WHAT IS ASKED: Your answer should consist only of the lines below from the one with "Convert this chart to Plotly code." through the one with "fig = go.Figure()", copied exactly.

---- ITEMS

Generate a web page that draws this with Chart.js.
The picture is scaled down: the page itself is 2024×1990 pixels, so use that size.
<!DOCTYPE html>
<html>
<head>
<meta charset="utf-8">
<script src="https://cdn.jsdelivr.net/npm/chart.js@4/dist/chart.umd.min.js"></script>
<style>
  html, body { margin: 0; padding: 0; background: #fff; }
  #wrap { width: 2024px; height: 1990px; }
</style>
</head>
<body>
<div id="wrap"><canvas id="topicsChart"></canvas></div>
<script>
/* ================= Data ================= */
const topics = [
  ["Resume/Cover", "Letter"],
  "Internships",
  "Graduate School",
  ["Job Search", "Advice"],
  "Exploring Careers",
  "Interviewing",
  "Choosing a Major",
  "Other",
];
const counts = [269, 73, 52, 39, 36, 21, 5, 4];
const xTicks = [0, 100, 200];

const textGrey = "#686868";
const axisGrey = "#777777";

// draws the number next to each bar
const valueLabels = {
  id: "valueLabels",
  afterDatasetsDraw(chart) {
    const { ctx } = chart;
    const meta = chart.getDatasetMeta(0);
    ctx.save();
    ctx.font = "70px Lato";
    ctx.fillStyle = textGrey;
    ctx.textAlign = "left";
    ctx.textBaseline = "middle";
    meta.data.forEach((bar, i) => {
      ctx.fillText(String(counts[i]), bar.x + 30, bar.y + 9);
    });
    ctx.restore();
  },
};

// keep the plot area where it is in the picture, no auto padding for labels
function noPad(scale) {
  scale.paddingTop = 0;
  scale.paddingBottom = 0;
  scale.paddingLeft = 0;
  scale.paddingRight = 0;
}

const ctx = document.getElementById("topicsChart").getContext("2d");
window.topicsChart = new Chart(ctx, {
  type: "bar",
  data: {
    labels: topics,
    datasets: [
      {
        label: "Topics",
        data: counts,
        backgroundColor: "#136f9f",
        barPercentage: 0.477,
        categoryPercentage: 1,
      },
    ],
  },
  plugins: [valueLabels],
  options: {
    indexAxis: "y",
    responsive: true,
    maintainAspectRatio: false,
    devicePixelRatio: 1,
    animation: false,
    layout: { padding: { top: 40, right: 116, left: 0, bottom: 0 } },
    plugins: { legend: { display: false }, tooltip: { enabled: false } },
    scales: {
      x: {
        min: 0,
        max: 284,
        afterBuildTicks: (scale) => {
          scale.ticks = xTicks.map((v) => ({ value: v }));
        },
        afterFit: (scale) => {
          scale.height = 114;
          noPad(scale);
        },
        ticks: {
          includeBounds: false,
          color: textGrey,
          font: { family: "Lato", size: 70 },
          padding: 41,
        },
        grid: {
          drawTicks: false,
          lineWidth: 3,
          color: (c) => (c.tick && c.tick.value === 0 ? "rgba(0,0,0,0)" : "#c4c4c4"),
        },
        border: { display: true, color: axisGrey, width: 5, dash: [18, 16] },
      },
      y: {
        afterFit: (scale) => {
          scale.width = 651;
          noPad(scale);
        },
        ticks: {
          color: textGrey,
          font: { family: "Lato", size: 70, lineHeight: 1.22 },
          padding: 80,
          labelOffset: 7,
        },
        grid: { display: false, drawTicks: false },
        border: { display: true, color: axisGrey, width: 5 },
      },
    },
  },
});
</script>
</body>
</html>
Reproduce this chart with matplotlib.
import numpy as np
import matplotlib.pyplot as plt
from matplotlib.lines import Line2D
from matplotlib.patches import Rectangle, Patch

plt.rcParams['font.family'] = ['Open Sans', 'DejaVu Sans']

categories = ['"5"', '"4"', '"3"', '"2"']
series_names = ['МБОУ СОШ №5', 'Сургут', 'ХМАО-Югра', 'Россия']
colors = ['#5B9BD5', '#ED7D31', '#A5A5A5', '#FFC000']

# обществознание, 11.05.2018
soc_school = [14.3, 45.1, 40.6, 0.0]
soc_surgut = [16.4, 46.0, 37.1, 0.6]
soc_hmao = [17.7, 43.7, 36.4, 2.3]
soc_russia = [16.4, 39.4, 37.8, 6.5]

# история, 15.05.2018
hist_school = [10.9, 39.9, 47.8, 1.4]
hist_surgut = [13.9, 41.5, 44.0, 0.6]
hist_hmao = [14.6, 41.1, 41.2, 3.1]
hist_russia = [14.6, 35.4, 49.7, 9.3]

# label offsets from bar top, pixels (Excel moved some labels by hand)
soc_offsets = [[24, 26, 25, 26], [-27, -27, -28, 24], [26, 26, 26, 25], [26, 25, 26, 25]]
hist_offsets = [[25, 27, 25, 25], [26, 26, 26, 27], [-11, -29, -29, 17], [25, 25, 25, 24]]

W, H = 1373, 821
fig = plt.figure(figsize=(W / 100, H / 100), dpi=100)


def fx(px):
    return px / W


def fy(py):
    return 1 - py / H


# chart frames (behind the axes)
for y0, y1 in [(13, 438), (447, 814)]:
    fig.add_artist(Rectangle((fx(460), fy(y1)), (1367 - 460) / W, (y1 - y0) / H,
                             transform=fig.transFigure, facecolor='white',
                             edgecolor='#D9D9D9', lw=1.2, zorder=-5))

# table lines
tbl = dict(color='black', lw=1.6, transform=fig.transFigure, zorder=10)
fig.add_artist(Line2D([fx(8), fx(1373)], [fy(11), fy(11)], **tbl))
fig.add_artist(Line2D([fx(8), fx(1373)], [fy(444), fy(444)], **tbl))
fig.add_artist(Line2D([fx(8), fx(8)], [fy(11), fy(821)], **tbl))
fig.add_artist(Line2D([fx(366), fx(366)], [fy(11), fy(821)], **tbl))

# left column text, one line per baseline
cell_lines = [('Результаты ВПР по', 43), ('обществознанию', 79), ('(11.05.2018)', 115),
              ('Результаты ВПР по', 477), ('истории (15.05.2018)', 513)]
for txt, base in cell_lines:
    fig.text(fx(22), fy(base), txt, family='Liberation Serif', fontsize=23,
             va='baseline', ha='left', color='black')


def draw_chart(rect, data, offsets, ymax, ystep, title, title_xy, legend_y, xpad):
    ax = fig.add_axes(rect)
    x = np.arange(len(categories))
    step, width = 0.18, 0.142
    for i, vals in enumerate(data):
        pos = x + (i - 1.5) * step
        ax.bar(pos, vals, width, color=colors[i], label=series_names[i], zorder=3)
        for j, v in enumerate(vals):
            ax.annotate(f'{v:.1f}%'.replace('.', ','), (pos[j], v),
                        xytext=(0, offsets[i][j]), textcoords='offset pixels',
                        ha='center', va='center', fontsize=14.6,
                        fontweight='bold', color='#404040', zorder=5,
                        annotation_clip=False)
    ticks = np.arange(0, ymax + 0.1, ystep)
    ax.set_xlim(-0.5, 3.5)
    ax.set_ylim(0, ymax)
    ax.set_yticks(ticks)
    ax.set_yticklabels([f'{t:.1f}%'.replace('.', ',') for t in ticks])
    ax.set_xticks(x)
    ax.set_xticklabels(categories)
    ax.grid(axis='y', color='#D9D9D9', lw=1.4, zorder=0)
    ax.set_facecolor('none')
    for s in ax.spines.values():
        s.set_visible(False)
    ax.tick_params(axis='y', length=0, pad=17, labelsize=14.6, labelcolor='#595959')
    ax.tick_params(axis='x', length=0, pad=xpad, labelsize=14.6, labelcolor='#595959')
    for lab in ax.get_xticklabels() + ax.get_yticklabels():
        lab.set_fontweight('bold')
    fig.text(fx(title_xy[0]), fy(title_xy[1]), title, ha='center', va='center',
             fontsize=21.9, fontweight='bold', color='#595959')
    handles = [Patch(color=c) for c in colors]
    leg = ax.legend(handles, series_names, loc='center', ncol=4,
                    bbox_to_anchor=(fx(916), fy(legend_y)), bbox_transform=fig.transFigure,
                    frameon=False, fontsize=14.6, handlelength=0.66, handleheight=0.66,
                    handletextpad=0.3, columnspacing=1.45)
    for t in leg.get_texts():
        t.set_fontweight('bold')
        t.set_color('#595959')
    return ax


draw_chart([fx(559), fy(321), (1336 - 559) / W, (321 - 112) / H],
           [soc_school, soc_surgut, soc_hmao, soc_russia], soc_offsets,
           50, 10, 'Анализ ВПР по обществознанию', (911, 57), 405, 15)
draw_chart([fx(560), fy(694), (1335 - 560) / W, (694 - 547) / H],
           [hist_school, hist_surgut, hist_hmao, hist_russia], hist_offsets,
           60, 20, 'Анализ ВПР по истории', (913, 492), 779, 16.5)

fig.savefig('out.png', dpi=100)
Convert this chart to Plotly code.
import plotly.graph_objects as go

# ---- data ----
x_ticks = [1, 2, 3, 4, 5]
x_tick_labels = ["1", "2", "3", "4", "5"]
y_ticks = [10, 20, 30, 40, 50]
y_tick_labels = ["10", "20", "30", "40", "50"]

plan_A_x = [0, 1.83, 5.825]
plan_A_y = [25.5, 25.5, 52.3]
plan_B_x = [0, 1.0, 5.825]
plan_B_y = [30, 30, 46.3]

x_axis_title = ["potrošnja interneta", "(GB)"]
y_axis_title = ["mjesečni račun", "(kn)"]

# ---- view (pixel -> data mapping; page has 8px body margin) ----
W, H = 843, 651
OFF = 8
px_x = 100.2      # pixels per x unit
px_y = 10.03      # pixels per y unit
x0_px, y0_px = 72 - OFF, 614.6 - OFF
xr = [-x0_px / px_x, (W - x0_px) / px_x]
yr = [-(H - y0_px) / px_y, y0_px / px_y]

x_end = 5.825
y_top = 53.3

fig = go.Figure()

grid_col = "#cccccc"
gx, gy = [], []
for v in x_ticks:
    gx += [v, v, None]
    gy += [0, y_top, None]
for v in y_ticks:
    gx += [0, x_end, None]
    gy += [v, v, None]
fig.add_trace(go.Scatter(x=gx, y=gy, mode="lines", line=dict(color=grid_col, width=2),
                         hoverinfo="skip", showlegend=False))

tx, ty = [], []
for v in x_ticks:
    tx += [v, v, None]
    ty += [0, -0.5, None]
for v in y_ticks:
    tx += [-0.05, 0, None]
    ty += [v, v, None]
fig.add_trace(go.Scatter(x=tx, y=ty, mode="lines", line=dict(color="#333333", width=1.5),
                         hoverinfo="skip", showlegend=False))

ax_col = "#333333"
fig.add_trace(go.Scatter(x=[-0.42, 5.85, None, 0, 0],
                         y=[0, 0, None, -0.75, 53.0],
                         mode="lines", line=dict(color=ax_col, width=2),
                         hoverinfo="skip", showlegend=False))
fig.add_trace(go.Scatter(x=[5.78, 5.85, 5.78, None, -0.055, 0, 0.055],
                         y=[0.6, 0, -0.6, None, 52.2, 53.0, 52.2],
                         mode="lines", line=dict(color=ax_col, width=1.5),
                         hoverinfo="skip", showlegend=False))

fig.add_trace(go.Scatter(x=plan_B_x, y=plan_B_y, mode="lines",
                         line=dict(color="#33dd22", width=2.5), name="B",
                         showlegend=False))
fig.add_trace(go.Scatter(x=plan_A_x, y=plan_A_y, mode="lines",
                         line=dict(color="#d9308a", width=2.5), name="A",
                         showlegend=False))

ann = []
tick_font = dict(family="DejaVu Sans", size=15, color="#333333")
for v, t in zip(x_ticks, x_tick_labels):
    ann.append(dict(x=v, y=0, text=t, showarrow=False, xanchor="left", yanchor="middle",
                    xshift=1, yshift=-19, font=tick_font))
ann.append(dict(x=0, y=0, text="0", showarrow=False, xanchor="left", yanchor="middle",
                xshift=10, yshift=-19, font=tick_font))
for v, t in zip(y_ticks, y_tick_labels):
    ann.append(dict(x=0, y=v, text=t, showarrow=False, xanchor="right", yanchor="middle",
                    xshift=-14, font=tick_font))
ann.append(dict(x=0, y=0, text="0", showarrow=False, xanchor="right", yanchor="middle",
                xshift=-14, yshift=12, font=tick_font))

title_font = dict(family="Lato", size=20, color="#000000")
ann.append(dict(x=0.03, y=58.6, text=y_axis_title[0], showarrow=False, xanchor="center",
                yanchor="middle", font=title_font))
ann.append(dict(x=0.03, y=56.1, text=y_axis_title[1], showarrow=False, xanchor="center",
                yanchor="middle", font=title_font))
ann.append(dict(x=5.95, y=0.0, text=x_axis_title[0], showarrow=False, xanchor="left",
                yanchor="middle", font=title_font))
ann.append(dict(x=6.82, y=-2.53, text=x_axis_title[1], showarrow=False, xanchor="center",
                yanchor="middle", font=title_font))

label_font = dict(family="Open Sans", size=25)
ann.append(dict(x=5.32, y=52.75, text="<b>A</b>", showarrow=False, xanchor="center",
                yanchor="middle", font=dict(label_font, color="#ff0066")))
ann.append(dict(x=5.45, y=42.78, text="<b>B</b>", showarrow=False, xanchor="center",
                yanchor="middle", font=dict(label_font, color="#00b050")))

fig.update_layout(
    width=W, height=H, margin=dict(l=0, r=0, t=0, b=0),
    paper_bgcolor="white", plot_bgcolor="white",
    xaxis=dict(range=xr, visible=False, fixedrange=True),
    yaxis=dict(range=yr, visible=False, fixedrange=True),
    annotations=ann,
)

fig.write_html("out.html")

--------

SOLUTION FOR THIS PROBLEM:
Convert this chart to Plotly code.
import plotly.graph_objects as go

# ---- data ----
x_ticks = [1, 2, 3, 4, 5]
x_tick_labels = ["1", "2", "3", "4", "5"]
y_ticks = [10, 20, 30, 40, 50]
y_tick_labels = ["10", "20", "30", "40", "50"]

plan_A_x = [0, 1.83, 5.825]
plan_A_y = [25.5, 25.5, 52.3]
plan_B_x = [0, 1.0, 5.825]
plan_B_y = [30, 30, 46.3]

x_axis_title = ["potrošnja interneta", "(GB)"]
y_axis_title = ["mjesečni račun", "(kn)"]

# ---- view (pixel -> data mapping; page has 8px body margin) ----
W, H = 843, 651
OFF = 8
px_x = 100.2      # pixels per x unit
px_y = 10.03      # pixels per y unit
x0_px, y0_px = 72 - OFF, 614.6 - OFF
xr = [-x0_px / px_x, (W - x0_px) / px_x]
yr = [-(H - y0_px) / px_y, y0_px / px_y]

x_end = 5.825
y_top = 53.3

fig = go.Figure()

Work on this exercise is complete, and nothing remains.